A dark haired young woman sits at the end of a long, meagerly lit corridor reading Gray’s Anatomy with a furrowed brow. She appears to be guarding a doorway when she is approached by a bald man with a white beard.

“Hazel, how is our visitor?” asked Sage, the leader from the scouting group seen earlier.

Hazel replied, “She has been asleep since we administered the drug. I’m not sure, but I think she may be comatose. It’s only been 10 hours, though, so it’s too early to tell. Were there more, or was she alone?”

Sage let out a heavy sigh. “She has a husband, and a son. But they did not come easily. Who can blame them, the world has gone apeshit up there. I’m sure I wouldn’t be too keen on strangers telling me they had taken my wife and that I needed to follow them underground to a former military testing facility.

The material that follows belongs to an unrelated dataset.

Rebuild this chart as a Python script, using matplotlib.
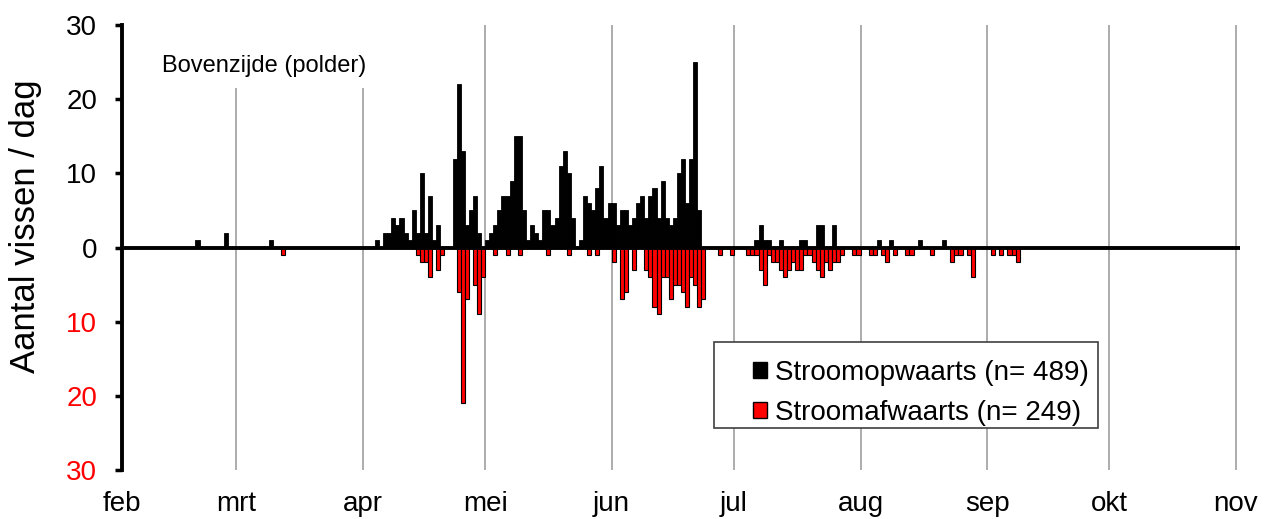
import matplotlib
matplotlib.use("Agg")
import matplotlib.pyplot as plt
from matplotlib.patches import Patch, Rectangle

plt.rcParams['font.family'] = ['Liberation Sans', 'DejaVu Sans']

# days counted from 1 February
month_labels = ['feb', 'mrt', 'apr', 'mei', 'jun', 'jul', 'aug', 'sep', 'okt', 'nov']
month_starts = [0, 28, 59, 89, 120, 150, 181, 212, 242, 273]

# upstream passages (stroomopwaarts)
up_days = [18, 25, 36,
           62, 64, 65, 66, 67, 68, 69, 70, 71, 72, 73, 74, 75, 76, 77,
           81, 82, 83, 84, 85, 86, 87, 89, 90, 91, 92, 93, 94, 95, 96, 97,
           98, 99, 100, 101, 102, 103, 104, 105, 106, 107, 108, 109, 110, 112,
           113, 114, 115, 116, 117, 118,
           119, 120, 121, 122, 123, 124, 125, 126, 127, 128, 129, 130,
           131, 132, 133, 134, 135, 136, 137, 138, 139, 140, 141,
           155, 156, 157, 158, 161, 166, 167, 170, 171, 174, 185, 188, 195, 201]
up_counts = [1, 2, 1,
             1, 2, 2, 4, 3, 4, 2, 1, 5, 2, 10, 2, 7, 1, 3,
             12, 22, 13, 3, 5, 7, 2, 1, 2, 3, 5, 7, 7, 9, 15, 15,
             5, 1, 3, 2, 1, 5, 5, 3, 4, 11, 13, 10, 4, 1,
             7, 6, 5, 8, 11, 4,
             6, 6, 3, 5, 5, 3, 4, 6, 7, 4, 7, 8,
             4, 9, 4, 3, 4, 10, 12, 6, 12, 25, 5,
             1, 3, 1, 1, 1, 1, 1, 3, 3, 3, 1, 1, 1, 1]

# downstream passages (stroomafwaarts)
down_days = [39,
             72, 73, 74, 75, 77, 78,
             82, 83, 84, 86, 87, 88,
             91, 94, 97, 104, 109, 114, 116,
             120, 122, 123, 125, 128, 129, 130,
             131, 132, 133, 134, 135, 136, 137, 138, 139, 140, 141, 142,
             146, 149,
             153, 154, 155, 156, 157, 158, 159, 160, 161, 162, 163, 164, 165,
             166, 167, 168, 169, 170, 171, 172, 173, 174, 175, 176, 179, 180,
             183, 184, 186, 187, 189,
             192, 193, 198, 203, 204, 205, 207, 208, 213, 215, 217, 218, 219]
down_counts = [1,
               1, 2, 2, 4, 3, 1,
               6, 21, 7, 5, 9, 4,
               1, 1, 1, 1, 1, 1, 1,
               2, 7, 6, 3, 3, 4, 8,
               9, 4, 4, 7, 5, 5, 6, 8, 4, 5, 8, 7,
               1, 1,
               1, 1, 1, 3, 5, 1, 2, 2, 3, 4, 3, 2, 3,
               3, 1, 1, 2, 3, 4, 2, 3, 2, 2, 1, 1, 1,
               1, 1, 1, 2, 1,
               1, 1, 1, 2, 1, 1, 1, 4, 1, 1, 1, 1, 2]

y_ticks = [-30, -20, -10, 0, 10, 20, 30]

fig = plt.figure(figsize=(12.66, 5.19), dpi=100)
ax = fig.add_axes([122 / 1266, 49 / 519, 1118 / 1266, 445 / 519])

ax.bar(up_days, up_counts, width=1.0, align='edge', color='black',
       edgecolor='black', linewidth=0.6, zorder=3)
ax.bar(down_days, [-v for v in down_counts], width=1.0, align='edge',
       color='#ff0000', edgecolor='black', linewidth=0.8, zorder=3)

# month gridlines
for m in month_starts[1:]:
    ax.axvline(m, color='#a6a6a6', linewidth=1.3, zorder=1)

# white box behind the title text
ax.add_patch(Rectangle((28 / 1118, 382 / 445), 262 / 1118, 63 / 445,
                       transform=ax.transAxes, facecolor='white',
                       edgecolor='none', zorder=2))
ax.text(40 / 1118, 1 - 41 / 445, 'Bovenzijde (polder)', transform=ax.transAxes,
        fontsize=17, va='center', ha='left', zorder=4)

ax.axhline(0, color='black', linewidth=2.8, zorder=5)

ax.set_xlim(0, 274)
ax.set_ylim(-30, 30)
ax.set_xticks(month_starts)
ax.set_xticklabels(month_labels, fontsize=20)
ax.tick_params(axis='x', length=0, pad=15)

ax.set_yticks(y_ticks)
ax.set_yticklabels([str(abs(v)) for v in y_ticks], fontsize=20)
for lab, v in zip(ax.get_yticklabels(), y_ticks):
    lab.set_color('#ff0000' if v < 0 else 'black')
ax.tick_params(axis='y', direction='out', length=5, width=2.5, pad=13)

for s in ['top', 'right', 'bottom']:
    ax.spines[s].set_visible(False)
ax.spines['left'].set_linewidth(2.8)

ax.set_ylabel('Aantal vissen / dag', fontsize=25)
ax.yaxis.set_label_coords(-80 / 1118, 244 / 445)

# legend with its own frame
fig.patches.append(Rectangle((714 / 1266, 91 / 519), 384 / 1266, 86 / 519,
                             transform=fig.transFigure, facecolor='white',
                             edgecolor='#404040', linewidth=1.2, zorder=6))
handles = [Patch(facecolor='black', edgecolor='black'),
           Patch(facecolor='#ff0000', edgecolor='black')]
labels = ['Stroomopwaarts (n= 489)', 'Stroomafwaarts (n= 249)']
leg = fig.legend(handles, labels, loc='upper left',
                 bbox_to_anchor=(739 / 1266, 1 - 346 / 519),
                 frameon=False, fontsize=20, borderpad=0, labelspacing=0.5,
                 handlelength=0.5, handleheight=0.5, handletextpad=0.3)
leg.set_zorder(7)

fig.savefig('out.png', dpi=100)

He beat the hell out of Saffron and Rue when they tried to take him. He only came peacefully when he realized Rosemary had taken the child amidst the chaos. He is angry, and desperate to see his wife, and who can blame him. Right now Ginger is trying to administer a sedative so that we can test to see if he and the child have also been exposed to the virus. He is being less than cooperative”

Hazel’s eyes were wide, “Will we give them the drug? We only have so much…” she trailed off.

Sage quickly replied, “There has been a vote, and it has been decided that they must stay here in the community if we use our resources to help them. We have yet to discuss any of this with him yet, but I think he may be more rational after the sedative, and he sees that we have not harmed his wife or child. He has little choice though, because his wife will be staying with us, having already been saved by the drug.”

“I’m sure the community will be pleased to have new members. I wonder what they know how to do, and how they will contribute. We could really use a medic or a carpenter. Even a gardener would be helpful.” Said Hazel.

A man runs down the hall, “Sage! We need your help. Our visitor has taken Ginger hostage and is threatening to harm her if he is not allowed to see his wife and son.”

“Apparently I am needed elsewhere,” Sage smiled at the look of abject horror on Hazel’s face, and followed the man down the hall the way he had come.